We try to contribute to open source libraries, to improve the quality of those packages and (our) applications using them. We understand the benefits of using Open Source code and give back to the community. We would like to explain why and to inspire you to do the same!
Of course you need to test your code, regardless if it's open or closed source. Popular libraries tend to have a good set of tests. Code contributions are not accepted unless they adhere to the defined coding style, best practices and the changes are coverered by new tests. These tests and the results are publicly available for everyone to see, so we can take this into account when selecting a library to use.
When you create the functionality for a problem, the use case can be very limited. Open sourcing the code will lead to more usage and you will encounter edge-cases more often. Every edge-case can be submitted with a (failing) test and a solution, to prevent the same bug from happening again.

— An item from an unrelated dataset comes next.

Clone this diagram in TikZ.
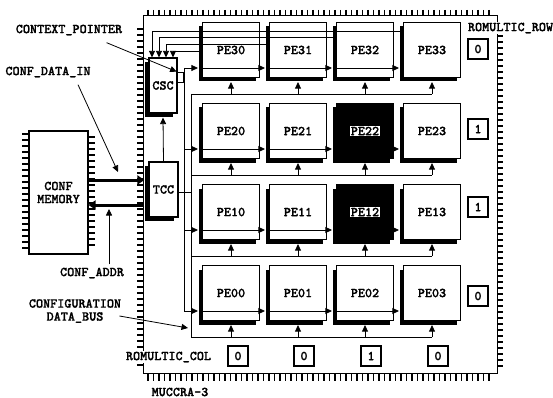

We don't need to reinvent the wheel over and over again. As developers, we like to take on new challenges and build exciting features. We should focus on the customisation and not create the same thing over-and-over again. Of course not every package is exactly how we would have build it ourselves, but most of the times it is better to continue work on existing code and learn why they did it that way. If we're sure we can do better, we can always fork the package or create an alternative package, but we prefer not to.
Not everyone needs to be an expert in the underlying technologies, as long as the package abstracts the difficulties away. Using the documentation, tests and code, we can get a clear understanding of the technology and how to use the package. Coupled with a stable public interface, we don't have to worry about small changes breaking our code when a feature is changed.
When creating a package, we tend to have higher standards. We know other people will be using and reviewing our code. Once it's out there, it doesn't go away, so we make sure it's coherent, adhering to a Code Style (PSR-2), has unit tests and proper documentation. Also, extensibility and seperation of concerns is clear from the beginning, not an afterthought. From the ground up, our code has to be created to be shared with other projects in different use cases.
And even when the code isn't great, it's probably helpful for others. Instead of creating the same thing over and over again, others can improve our code, add tests/documentation or create awesome features that we are unable to find the time for!